The Amundi Prime Emerging Markets UCITS ETF (PRAM), which has begun trading across European exchanges, will charge a miniscule management fee of 0.10%.
By launching PRAM, Amundi is undercutting every ETF provider in Europe, including itself. Amundi already has two emerging markets ETFs.
PRAM is nestled under Amundi’s “Prime” sub-brand, which refers to its lowest cost core ETFs. There are currently 13 ETFs under the Prime brand.
PRAM will track an index from Solactive, rather than the more famous benchmark from MSCI. Using Solactive as the index provider is how PRAM achieved its cost savings. Solactive has been a disruptor in this space for many years, providing similar exposure for more reasonable fees.
The index name is Solactive GBS Emerging Markets Large & Mid Cap USD index, which is made of 1,600-odd large and mid-cap companies from emerging markets countries. It will correlate tightly with the more-famous MSCI EM Index ( 1,400 constituents).
Bernie’s commentary – rebates, spreads, CGT
The logic behind Amundi’s Prime ETFs is clear.

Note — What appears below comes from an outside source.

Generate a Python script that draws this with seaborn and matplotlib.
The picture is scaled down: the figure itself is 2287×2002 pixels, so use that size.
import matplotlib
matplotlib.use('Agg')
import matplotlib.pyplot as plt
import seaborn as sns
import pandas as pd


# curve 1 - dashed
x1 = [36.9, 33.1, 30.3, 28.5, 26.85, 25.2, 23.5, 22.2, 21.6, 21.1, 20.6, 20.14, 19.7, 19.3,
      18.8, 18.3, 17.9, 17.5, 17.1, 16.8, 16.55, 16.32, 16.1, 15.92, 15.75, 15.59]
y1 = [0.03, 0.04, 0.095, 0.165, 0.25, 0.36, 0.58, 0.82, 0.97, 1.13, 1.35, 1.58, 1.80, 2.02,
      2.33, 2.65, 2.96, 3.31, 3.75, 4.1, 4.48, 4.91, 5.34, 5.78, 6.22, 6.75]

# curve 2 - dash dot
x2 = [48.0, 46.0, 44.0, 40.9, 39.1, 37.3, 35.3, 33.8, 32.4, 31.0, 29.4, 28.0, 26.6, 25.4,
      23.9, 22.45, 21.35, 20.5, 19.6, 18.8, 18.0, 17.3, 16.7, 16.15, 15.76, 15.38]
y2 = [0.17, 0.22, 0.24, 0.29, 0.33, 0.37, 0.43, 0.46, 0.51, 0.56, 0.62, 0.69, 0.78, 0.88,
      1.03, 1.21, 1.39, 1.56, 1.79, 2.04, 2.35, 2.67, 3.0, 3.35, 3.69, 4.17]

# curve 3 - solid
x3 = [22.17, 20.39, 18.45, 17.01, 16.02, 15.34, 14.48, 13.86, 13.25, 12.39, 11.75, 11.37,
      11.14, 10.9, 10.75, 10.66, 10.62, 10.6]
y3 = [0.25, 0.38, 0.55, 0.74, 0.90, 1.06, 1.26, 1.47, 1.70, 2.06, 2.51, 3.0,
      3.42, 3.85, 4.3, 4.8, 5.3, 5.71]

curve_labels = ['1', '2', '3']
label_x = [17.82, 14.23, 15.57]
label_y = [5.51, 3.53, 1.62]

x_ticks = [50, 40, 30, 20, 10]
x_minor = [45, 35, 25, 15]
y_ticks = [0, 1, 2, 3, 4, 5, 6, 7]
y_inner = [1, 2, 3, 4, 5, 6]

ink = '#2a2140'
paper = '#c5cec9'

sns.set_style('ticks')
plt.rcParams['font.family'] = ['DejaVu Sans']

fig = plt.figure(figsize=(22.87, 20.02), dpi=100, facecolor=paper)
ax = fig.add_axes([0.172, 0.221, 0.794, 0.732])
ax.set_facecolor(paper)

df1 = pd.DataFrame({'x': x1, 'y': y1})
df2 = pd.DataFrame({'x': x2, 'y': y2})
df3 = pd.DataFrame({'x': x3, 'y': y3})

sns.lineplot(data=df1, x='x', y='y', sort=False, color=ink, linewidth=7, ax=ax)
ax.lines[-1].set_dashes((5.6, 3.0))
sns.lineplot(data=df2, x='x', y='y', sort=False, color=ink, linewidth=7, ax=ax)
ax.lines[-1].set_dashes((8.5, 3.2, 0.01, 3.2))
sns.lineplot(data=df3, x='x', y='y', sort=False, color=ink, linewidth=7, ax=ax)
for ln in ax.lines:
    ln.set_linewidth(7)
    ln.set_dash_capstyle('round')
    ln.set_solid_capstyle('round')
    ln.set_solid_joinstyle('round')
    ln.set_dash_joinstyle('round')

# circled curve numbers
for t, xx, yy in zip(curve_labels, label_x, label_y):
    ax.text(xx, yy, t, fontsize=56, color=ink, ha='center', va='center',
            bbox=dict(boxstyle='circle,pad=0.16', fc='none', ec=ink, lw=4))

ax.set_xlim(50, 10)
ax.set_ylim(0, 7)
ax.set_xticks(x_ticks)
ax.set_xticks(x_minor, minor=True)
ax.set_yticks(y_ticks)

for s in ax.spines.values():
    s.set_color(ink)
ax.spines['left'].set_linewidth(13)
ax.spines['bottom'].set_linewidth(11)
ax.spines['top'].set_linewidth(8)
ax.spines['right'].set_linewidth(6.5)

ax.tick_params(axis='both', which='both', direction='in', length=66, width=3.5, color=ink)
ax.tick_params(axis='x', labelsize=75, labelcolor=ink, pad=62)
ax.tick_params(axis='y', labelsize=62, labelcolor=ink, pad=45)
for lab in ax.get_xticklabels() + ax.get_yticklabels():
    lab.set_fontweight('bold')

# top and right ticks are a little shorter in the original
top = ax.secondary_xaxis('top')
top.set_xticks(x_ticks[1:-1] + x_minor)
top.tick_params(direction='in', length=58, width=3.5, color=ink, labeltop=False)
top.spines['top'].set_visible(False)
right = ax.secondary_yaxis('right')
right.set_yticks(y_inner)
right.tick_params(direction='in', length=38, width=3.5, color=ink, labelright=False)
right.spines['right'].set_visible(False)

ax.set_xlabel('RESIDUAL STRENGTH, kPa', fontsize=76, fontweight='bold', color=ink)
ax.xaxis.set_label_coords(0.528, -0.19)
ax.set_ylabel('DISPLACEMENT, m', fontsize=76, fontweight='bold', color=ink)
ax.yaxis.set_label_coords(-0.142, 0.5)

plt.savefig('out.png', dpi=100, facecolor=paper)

Low cost ETFs attract the most inflows. Fees determine market share. And providing the cheapest ETFs is easy as incumbents don’t use Solactive indexes. They instead use brand name indexes like the FTSE 100, MSCI World S&P 500, etc.
But under-pricing faces three challenges. The first is rebates. ETF fee rebates are endemic. When large pension funds buy an ETF, they don’t go in at 20 – 40 basis points. They always negotiate fees down. (Or at least the smart ones do). This means under-pricing an incumbent is not straightforward. As incumbents retaliate by offering rebates behind closed doors.

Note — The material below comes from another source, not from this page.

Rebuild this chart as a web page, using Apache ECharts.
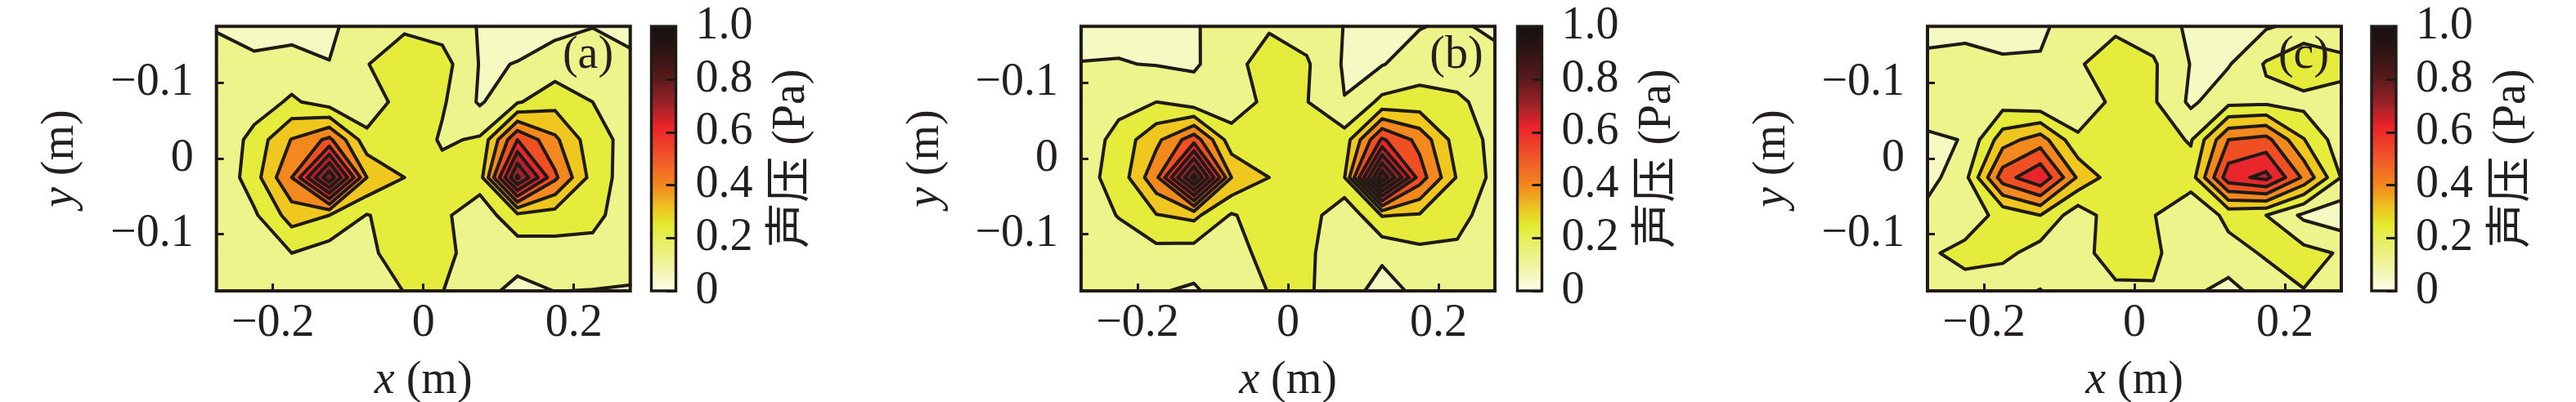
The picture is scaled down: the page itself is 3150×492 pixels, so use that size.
<!DOCTYPE html>
<html><head><meta charset="utf-8">
<style>html,body{margin:0;padding:0;background:#fff}#c{width:3150px;height:492px}</style>
<script src="https://cdn.jsdelivr.net/npm/echarts@6/dist/echarts.min.js"></script>
</head><body><div id="c"></div>
<script>
const xValues=[-0.275,-0.225,-0.175,-0.125,-0.075,-0.025,0.025,0.075,0.125,0.175,0.225,0.275];
const yValues=[-0.175,-0.125,-0.075,-0.025,0.025,0.075,0.125,0.175];
const pressureA=[
[.074,.035,.057,.064,.124,.144,.128,.075,.068,.059,.078,.042],
[.112,.104,.104,.082,.156,.224,.193,.076,.081,.116,.124,.108],
[.096,.114,.174,.119,.096,.208,.171,.070,.152,.212,.160,.120],
[.084,.190,.324,.419,.189,.232,.148,.170,.480,.336,.192,.133],
[.088,.205,.400,.784,.320,.240,.192,.200,.736,.416,.208,.116],
[.104,.147,.275,.240,.156,.200,.176,.112,.219,.204,.184,.112],
[.100,.112,.160,.121,.144,.196,.184,.120,.111,.124,.132,.096],
[.096,.104,.112,.112,.120,.162,.162,.104,.060,.081,.078,.077]];
const pressureB=[
[.056,.064,.060,.072,.120,.147,.129,.078,.064,.076,.096,.058],
[.082,.083,.077,.072,.119,.218,.169,.071,.076,.120,.125,.115],
[.096,.132,.160,.111,.120,.180,.163,.082,.180,.192,.172,.132],
[.105,.191,.299,.448,.191,.208,.196,.195,.492,.374,.200,.141],
[.133,.188,.380,.832,.320,.240,.204,.236,.864,.440,.232,.138],
[.112,.164,.236,.260,.152,.208,.204,.093,.244,.232,.184,.122],
[.096,.112,.134,.124,.128,.188,.172,.120,.096,.138,.146,.112],
[.096,.104,.086,.069,.128,.162,.170,.118,.048,.100,.108,.104]];
const pressureC=[
[.047,.054,.058,.065,.123,.139,.122,.066,.064,.072,.104,.086],
[.104,.112,.088,.088,.148,.218,.170,.077,.074,.168,.228,.192],
[.106,.104,.125,.094,.096,.184,.170,.065,.136,.142,.132,.122],
[.072,.082,.285,.360,.176,.208,.202,.152,.400,.428,.244,.112],
[.050,.135,.443,.548,.308,.192,.184,.200,.528,.584,.384,.156],
[.106,.127,.180,.240,.108,.214,.164,.096,.181,.160,.064,.030],
[.151,.178,.184,.122,.120,.213,.176,.106,.133,.168,.187,.152],
[.120,.136,.096,.078,.120,.138,.154,.098,.051,.122,.158,.112]];
const panelLabels=['(a)','(b)','(c)'];
const contourLevels=[0,.08,.16,.24,.32,.40,.48,.56,.64,.72,.80];
const bandColors=['#f5f9c2','#ecf48b','#e5ec3c','#efc71f','#f3881f','#f04f24','#e8262b','#b8202c','#9d2228','#7a1f24','#5a1a1c'];
const colorStops=[[0,'#fefef0'],[.1,'#f0f4a0'],[.2,'#e7ee5c'],[.25,'#e3ea2e'],[.31,'#ecc722'],[.4,'#f3881f'],[.5,'#f0582a'],[.62,'#ec2229'],[.7,'#9d2228'],[.8,'#5a1a1c'],[.9,'#2f1414'],[1,'#141012']];
const xTickValues=[-0.2,0,0.2], xTickLabels=['\u22120.2','0','0.2'];
const yTickValues=[-0.1,0,0.1], yTickLabels=['\u22120.1','0','\u22120.1'];
const barTickValues=[0,.2,.4,.6,.8,1], barTickLabels=['0','0.2','0.4','0.6','0.8','1.0'];

const INK='#231f20', FONT='"Liberation Serif","Noto Sans CJK SC",serif', FS=56;
const layout=[{left:264.7,bar:796.5,lab:719},{left:1322,bar:1855.5,lab:1781},{left:2357,bar:2900,lab:2817}];
const TOP=32.3,H=323.7,W=506,BW=30;

function contourPaths(P,level){
  let fill='',line='';
  const poly=a=>{fill+='M'+a.map(p=>p[0].toFixed(2)+' '+p[1].toFixed(2)).join('L')+'Z';};
  const seg=(p,q)=>{line+='M'+p[0].toFixed(2)+' '+p[1].toFixed(2)+'L'+q[0].toFixed(2)+' '+q[1].toFixed(2);};
  const cross=(p,q,u,v)=>{const t=(level-u)/(v-u);return [p[0]+t*(q[0]-p[0]),p[1]+t*(q[1]-p[1])];};
  for(let r=0;r<P.length-1;r++)for(let c=0;c<P[0].length-1;c++){
    const k=[P[r][c],P[r][c+1],P[r+1][c+1],P[r+1][c]];
    const vals=[k[0].v,k[1].v,k[2].v,k[3].v], pts=k.map(o=>o.p), up=vals.map(v=>v>=level);
    const saddle=up[0]===up[2]&&up[1]===up[3]&&up[0]!==up[1];
    const mean=(vals[0]+vals[1]+vals[2]+vals[3])/4;
    if(saddle&&mean<level){
      for(let i=0;i<4;i++)if(up[i]){
        const n=(i+1)%4,m=(i+3)%4;
        const A=cross(pts[m],pts[i],vals[m],vals[i]),B=cross(pts[i],pts[n],vals[i],vals[n]);
        poly([A,pts[i],B]);seg(B,A);
      }
      continue;
    }
    const out=[];let leave=null;
    let start=up.indexOf(true); if(start<0)continue;
    for(let s=0;s<4;s++){
      const i=(start+s)%4,n=(i+1)%4;
      if(up[i])out.push(pts[i]);
      if(up[i]!==up[n]){
        const X=cross(pts[i],pts[n],vals[i],vals[n]);
        out.push(X);
        if(up[i])leave=X; else {seg(leave,X);}
      }
    }
    poly(out);
  }
  return {fill,line};
}
function contourSeries(Z,i){
  return {type:'custom',xAxisIndex:i,yAxisIndex:i,z:2,silent:true,clip:false,animation:false,
    data:[[xValues[0],yValues[0]]],
    renderItem(params,api){
      const P=Z.map((row,r)=>row.map((v,c)=>({v,p:api.coord([xValues[c],yValues[r]])})));
      const children=[],lines=[];
      contourLevels.forEach((L,k)=>{
        const g=contourPaths(P,L);
        if(g.fill)children.push({type:'path',shape:{pathData:g.fill},style:{fill:bandColors[k],stroke:bandColors[k],lineWidth:.5}});
        if(k>0&&g.line)lines.push({type:'path',shape:{pathData:g.line},style:{fill:null,stroke:'#1e1a16',lineWidth:4,lineCap:'round',lineJoin:'round'}});
      });
      const a=api.coord([xValues[0],yValues[0]]),b=api.coord([xValues[11],yValues[7]]);
      const frame={type:'rect',shape:{x:a[0],y:a[1],width:b[0]-a[0],height:b[1]-a[1]},style:{fill:null,stroke:'#1e1a16',lineWidth:4}};
      return {type:'group',children:children.concat(lines,[frame])};
    }};
}
function barSeries(i){
  return {type:'custom',xAxisIndex:i,yAxisIndex:i,z:2,silent:true,clip:false,animation:false,
    data:[[0,1]],
    renderItem(params,api){
      const a=api.coord([0,1]),b=api.coord([1,0]);
      return {type:'rect',shape:{x:a[0],y:a[1],width:b[0]-a[0],height:b[1]-a[1]},
        style:{stroke:'#1e1a16',lineWidth:3.4,
          fill:new echarts.graphic.LinearGradient(0,1,0,0,colorStops.map(s=>({offset:s[0],color:s[1]})))}};
    }};
}
const text={fontFamily:FONT,fontSize:FS,color:INK};
const nameStyle={fontFamily:FONT,fontSize:FS,color:INK,rich:{i:{fontFamily:FONT,fontSize:FS,fontStyle:'italic',color:INK}}};
const grid=[],xAxis=[],yAxis=[],series=[],graphic=[];
const lookup=(vals,labs)=>v=>{const i=vals.findIndex(t=>Math.abs(t-v)<1e-6);return i<0?'':labs[i];};
const tick=(len,w)=>({show:true,inside:true,length:len,lineStyle:{color:'#1e1a16',width:w}});
[pressureA,pressureB,pressureC].forEach((Z,i)=>{
  const L=layout[i];
  grid.push({left:L.left,top:TOP,width:W,height:H,outerBoundsMode:'none'});
  xAxis.push({type:'value',gridIndex:i,min:xValues[0],max:xValues[11],z:10,position:'bottom',
    axisLine:{show:false,onZero:false},splitLine:{show:false},
    axisTick:Object.assign(tick(9,3),{customValues:xTickValues}),
    axisLabel:Object.assign({},text,{margin:12,customValues:xTickValues,formatter:lookup(xTickValues,xTickLabels)}),
    name:'{i|x} (m)',nameLocation:'middle',nameGap:82,nameTextStyle:nameStyle});
  yAxis.push({type:'value',gridIndex:i,min:yValues[0],max:yValues[7],inverse:true,z:10,position:'left',
    axisLine:{show:false,onZero:false},splitLine:{show:false},
    axisTick:Object.assign(tick(9,3),{customValues:yTickValues}),
    axisLabel:Object.assign({},text,{margin:28,customValues:yTickValues,formatter:lookup(yTickValues,yTickLabels)}),
    name:'{i|y} (m)',nameLocation:'middle',nameRotate:90,nameGap:162,nameTextStyle:nameStyle});
  series.push(contourSeries(Z,i));
  graphic.push({type:'text',z:20,x:L.lab,y:68,style:{text:panelLabels[i],font:FS+'px '+FONT,fill:INK,textAlign:'center',textVerticalAlign:'middle'}});
});
[0,1,2].forEach(i=>{
  const L=layout[i],k=3+i;
  grid.push({left:L.bar,top:TOP,width:BW,height:H,outerBoundsMode:'none'});
  xAxis.push({type:'value',gridIndex:k,min:0,max:1,show:false});
  yAxis.push({type:'value',gridIndex:k,min:0,max:1,interval:.2,position:'right',z:10,
    axisLine:{show:false,onZero:false},splitLine:{show:false},
    axisTick:tick(12,3),
    axisLabel:Object.assign({},text,{margin:24,formatter:lookup(barTickValues,barTickLabels)}),
    name:'\u58f0\u538b (Pa)',nameLocation:'middle',nameRotate:90,nameGap:114,nameTextStyle:{fontFamily:FONT,fontSize:FS,color:INK}});
  series.push(barSeries(k));
});
const chart=echarts.init(document.getElementById('c'),null,{renderer:'canvas'});
chart.setOption({animation:false,backgroundColor:'#fff',grid,xAxis,yAxis,series,graphic});
</script></body></html>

The second is spreads. Bigger ETFs tend to be cheaper to buy and sell. And for tactical traders – who buy and sell frequently – the trading costs can be more important than the annual management fee. Tactical traders rarely stay invested for a full year and thus rarely wear the full management fee. And on trading costs, the incumbent iShares ETF clearly has an advantage.
The third is capital gains taxes, CGT creates a lock-in effect. Once you pick a fund, if it rises in value, you incur CGT if you sell out. This gives an obvious incentive to stay put.
Still, there can be other good reasons for launching PRAM. These include reclaiming market share, protecting a low-cost brand identity, rounding out a product suite, or a big client has requested it. Amundi’s other Prime ETFs are steadily collecting assets. Let’s see how this goes.